With Snowflake’s high-performance computing resources, conducting in silico drug discovery using Snowflake is possible. In this article, I will explain a part of in silico drug discovery using Streamlit and Snowflake Notebooks.

About Streamlit and Snowflake Notebooks

First, let’s explain Streamlit and Snowflake Notebooks, which will be used for in silico drug discovery this time. Both are native features of Snowflake. Let’s delve into each of them.

Features of Streamlit

Streamlit is an open-source Python library that allows you to quickly and easily visualize data as interactive web applications. It is possible to build without the need for knowledge of web application development technologies like HTML, CSS, or Javascript. In Snowflake, there is also a feature called Streamlit in Snowflake, which enables the construction, deployment, and sharing of Streamlit apps on Snowflake.

Features of Snowflake Notebooks

Snowflake Notebooks serve as an interactive cell-based programming environment for Python and SQL within the development interface of Snowsight. It allows for interactive visualization of data using other libraries like Streamlit. Explore data already in Snowflake or upload to Snowflake from local files, external cloud storage, and more.

Virtual Screening Using Streamlit and Snowflake Notebooks

Now, let’s actually conduct in-silico drug discovery with Snowflake. This time, we will introduce virtual screening using compound similarity. When a compound that could be a candidate for a drug is disclosed in patents or papers, you may want to search for more promising similar compounds. Here, we will screen for compounds similar to the neuraminidase inhibitor drug “Laninamivir” used as an influenza treatment, pick up only the top 10 most similar compounds based on Tanimoto coefficient from ZINC DB data.

The ZINC (ZINC Is Not Commercial) Database is a freely available compound database mainly used for virtual screening and drug discovery research. This database is widely used in the fields of computational chemistry and bioinformatics. ZINC DB contains 3D structures of millions of commercially available compounds, many of which exhibit drug-like properties and are promising lead compounds.
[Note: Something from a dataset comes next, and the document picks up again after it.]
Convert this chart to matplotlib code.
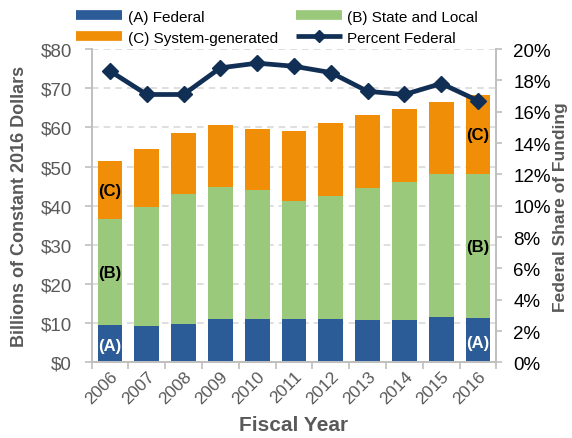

Additionally, compound data can be downloaded in various formats such as PDB, SDF, MOL2, SMILES.

In silico Drug Discovery: “Evaluation of Compound Similarities”

First, let’s introduce a sample code for evaluating compound similarities. In the example below, we measure the similarity between Cc1ccccc1 (Toluene) and Clc1ccccc1 (Trichlorobenzene) using the Tanimoto coefficient.

import streamlit as st
from rdkit import Chem, DataStructs
from rdkit.Chem import AllChem, Draw
from rdkit.Chem.Draw import IPythonConsole
from PIL import Image
import io

mol1 = Chem.MolFromSmiles("Cc1ccccc1")
mol2 = Chem.MolFromSmiles("Clc1ccccc1")

img1 = Draw.MolToImage(mol1)
img2 = Draw.MolToImage(mol2)

st.image(img1, caption="Molecule 1")
st.image(img2, caption="Molecule 2")

DataStructs.TanimotoSimilarity(fp1, fp2)
The main library used here is RDKit. RDKit is an open-source chemoinformatics library used in fields such as chemoinformatics, bioinformatics, and drug development for operations, simulations, analysis, and drawing of molecules. Other modules used are as follows:

Chem: Module for molecule creation and manipulation.
DataStructs: Module for calculating similarity between molecules.
AllChem: Provides advanced features for structure drawing and calculations.
Draw: Module for molecule drawing.
IPythonConsole: Module supporting molecule drawing in IPython.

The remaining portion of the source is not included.